== Task ==
Begin with the first line of the material and copy each line word for word through the line that contains "anchor=west] (hinata) at"; the pictures are left out.

== Supplied information ==
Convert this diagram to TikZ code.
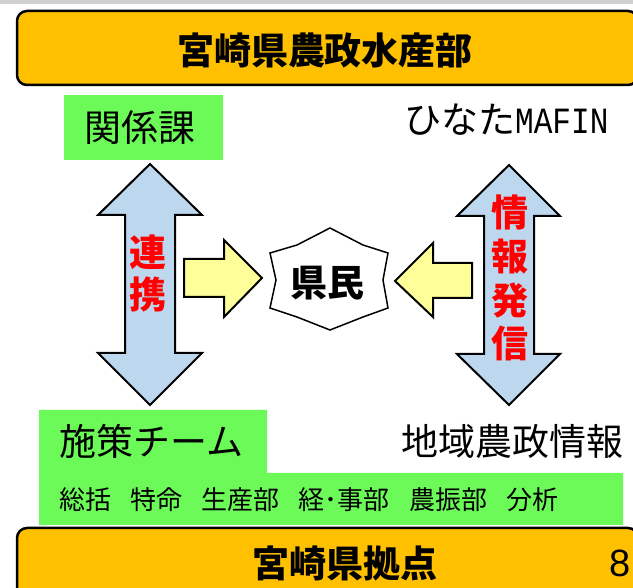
\documentclass[tikz,border=0pt]{standalone}
\usepackage{fontspec}
\newfontfamily\jp{Noto Sans CJK JP}
\newfontfamily\monofont{Liberation Mono}
\newfontfamily\arialfont{Liberation Sans}
\definecolor{boxorange}{RGB}{255,192,0}
\definecolor{boxgreen}{RGB}{108,250,88}
\definecolor{arrowblue}{RGB}{189,215,238}
\definecolor{arrowyellow}{RGB}{255,255,153}
\definecolor{topgray}{RGB}{208,208,208}
\newcommand\myfs[1]{\fontsize{#1}{#1}\selectfont}
\begin{document}
\begin{tikzpicture}[x=1pt,y=-1pt,
  orangebox/.style={draw=black, line width=2.5pt, fill=boxorange, rounded corners=10pt},
  dblarrow/.style={draw=black, line width=2pt, fill=arrowblue, line join=miter},
  yelarrow/.style={draw=black, line width=2pt, fill=arrowyellow, line join=miter},
  greenfill/.style={fill=boxgreen},
  lbl/.style={inner sep=0pt, font=\jp\myfs{37}},
  boldlbl/.style={inner sep=0pt, font=\jp\bfseries\myfs{37}},
  redtxt/.style={inner sep=0pt, text=red, font=\jp\bfseries\myfs{37}},
  smalllbl/.style={inner sep=0pt, anchor=west, font=\jp\myfs{26}},
  starshape/.style={draw=black, line width=1.5pt, fill=white, line join=miter}
]
\useasboundingbox (0,0) rectangle (633,588);
\clip (0,0) rectangle (633,588);
\fill[topgray] (0,0) rectangle (633,4.5);

% top box
\draw[orangebox] (17,11) rectangle (638,85);
\node[boldlbl] (hq) at (325,50) {宮崎県農政水産部};

% 関係課
\fill[greenfill] (64,95) rectangle (223,160);
\node[lbl] (kankei) at (140,128) {関係課};

% ひなたMAFIN
\node[lbl, anchor=west] (hinata) at (404,120) {ひなた\scalebox{0.84}[1]{\monofont\myfs{37}MAFIN}};

% left double arrow
\draw[dblarrow] (150,164) -- (202,215) -- (175,215) -- (175,353) -- (202,353) -- (150,405)
  -- (98,353) -- (125,353) -- (125,215) -- (98,215) -- cycle;
\node[redtxt] (ren) at (148,252) {連};
\node[redtxt] (kei) at (148,294) {携};

% right double arrow
\draw[dblarrow] (509,165) -- (560,216) -- (534,216) -- (534,354) -- (560,354) -- (509,405)
  -- (457,354) -- (484,354) -- (484,216) -- (457,216) -- cycle;
\node[redtxt] (jo) at (510,212) {情};
\node[redtxt] (ho) at (510,257) {報};
\node[redtxt] (hatsu) at (510,301) {発};
\node[redtxt] (shin) at (510,343) {信};

% yellow arrows
\draw[yelarrow] (184,259) -- (224,259) -- (224,240) -- (262,278) -- (224,317) -- (224,297) -- (184,297) -- cycle;
\draw[yelarrow] (472,263) -- (433,263) -- (433,243) -- (395,281) -- (433,317) -- (433,298) -- (472,298) -- cycle;

% star 県民
\draw[starshape] (330,228) -- (363,245) -- (388,253) -- (383,280) -- (388,308) -- (363,317)
  -- (330,330) -- (297,317) -- (270,308) -- (276,280) -- (270,253) -- (297,245) -- cycle;
\node[boldlbl] (kenmin) at (327,283) {県民};

% bottom green area
\fill[greenfill] (39,410) -- (267,410) -- (267,473) -- (623,473) -- (623,525) -- (39,525) -- cycle;
\node[lbl, anchor=west] (shisaku) at (59,441) {施策チーム};
\node[lbl, anchor=west] (chiiki) at (401,441) {地域農政情報};
\node[smalllbl] (w1) at (59,500) {総括};
\node[smalllbl] (w2) at (130,500) {特命};
\node[smalllbl] (w3) at (201,500) {生産部};
\node[smalllbl] (w4) at (298,500) {経･事部};
\node[smalllbl] (w5) at (409,500) {農振部};
\node[smalllbl] (w6) at (506,500) {分析};

% bottom box
\draw[orangebox] (17,528) rectangle (638,612);
\node[boldlbl] (kyoten) at (345,563) {宮崎県拠点};
\node[inner sep=0pt, anchor=west, font=\arialfont\myfs{38}] (page) at (609,563) {8};
\end{tikzpicture}
\end{document}
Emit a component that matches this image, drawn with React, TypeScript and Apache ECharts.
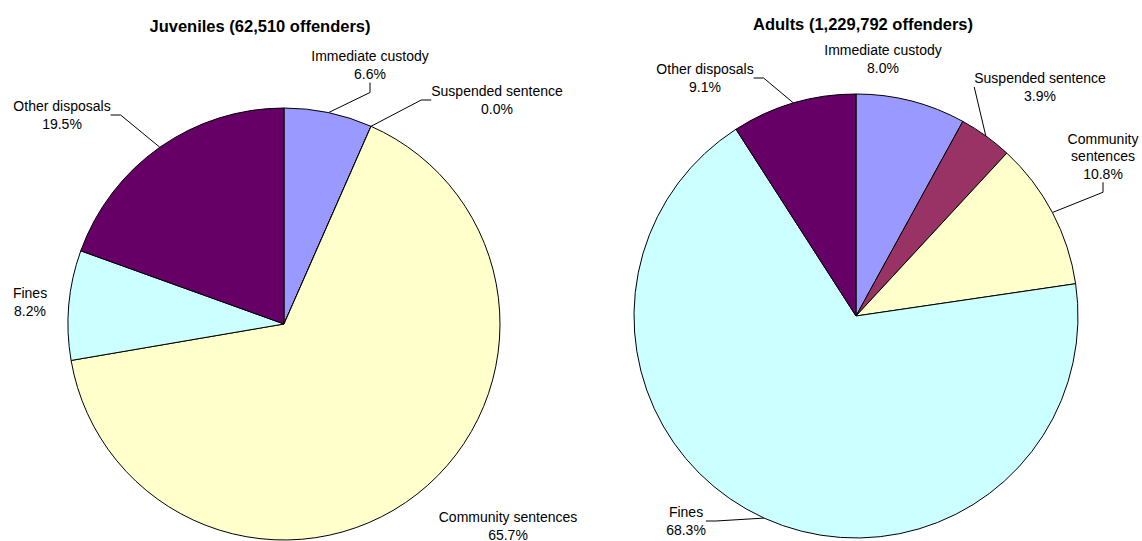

== Response to the task ==
Convert this diagram to TikZ code.
\documentclass[tikz,border=0pt]{standalone}
\usepackage{fontspec}
\newfontfamily\jp{Noto Sans CJK JP}
\newfontfamily\monofont{Liberation Mono}
\newfontfamily\arialfont{Liberation Sans}
\definecolor{boxorange}{RGB}{255,192,0}
\definecolor{boxgreen}{RGB}{108,250,88}
\definecolor{arrowblue}{RGB}{189,215,238}
\definecolor{arrowyellow}{RGB}{255,255,153}
\definecolor{topgray}{RGB}{208,208,208}
\newcommand\myfs[1]{\fontsize{#1}{#1}\selectfont}
\begin{document}
\begin{tikzpicture}[x=1pt,y=-1pt,
  orangebox/.style={draw=black, line width=2.5pt, fill=boxorange, rounded corners=10pt},
  dblarrow/.style={draw=black, line width=2pt, fill=arrowblue, line join=miter},
  yelarrow/.style={draw=black, line width=2pt, fill=arrowyellow, line join=miter},
  greenfill/.style={fill=boxgreen},
  lbl/.style={inner sep=0pt, font=\jp\myfs{37}},
  boldlbl/.style={inner sep=0pt, font=\jp\bfseries\myfs{37}},
  redtxt/.style={inner sep=0pt, text=red, font=\jp\bfseries\myfs{37}},
  smalllbl/.style={inner sep=0pt, anchor=west, font=\jp\myfs{26}},
  starshape/.style={draw=black, line width=1.5pt, fill=white, line join=miter}
]
\useasboundingbox (0,0) rectangle (633,588);
\clip (0,0) rectangle (633,588);
\fill[topgray] (0,0) rectangle (633,4.5);

% top box
\draw[orangebox] (17,11) rectangle (638,85);
\node[boldlbl] (hq) at (325,50) {宮崎県農政水産部};

% 関係課
\fill[greenfill] (64,95) rectangle (223,160);
\node[lbl] (kankei) at (140,128) {関係課};

% ひなたMAFIN
\node[lbl, anchor=west] (hinata) at (404,120) {ひなた\scalebox{0.84}[1]{\monofont\myfs{37}MAFIN}};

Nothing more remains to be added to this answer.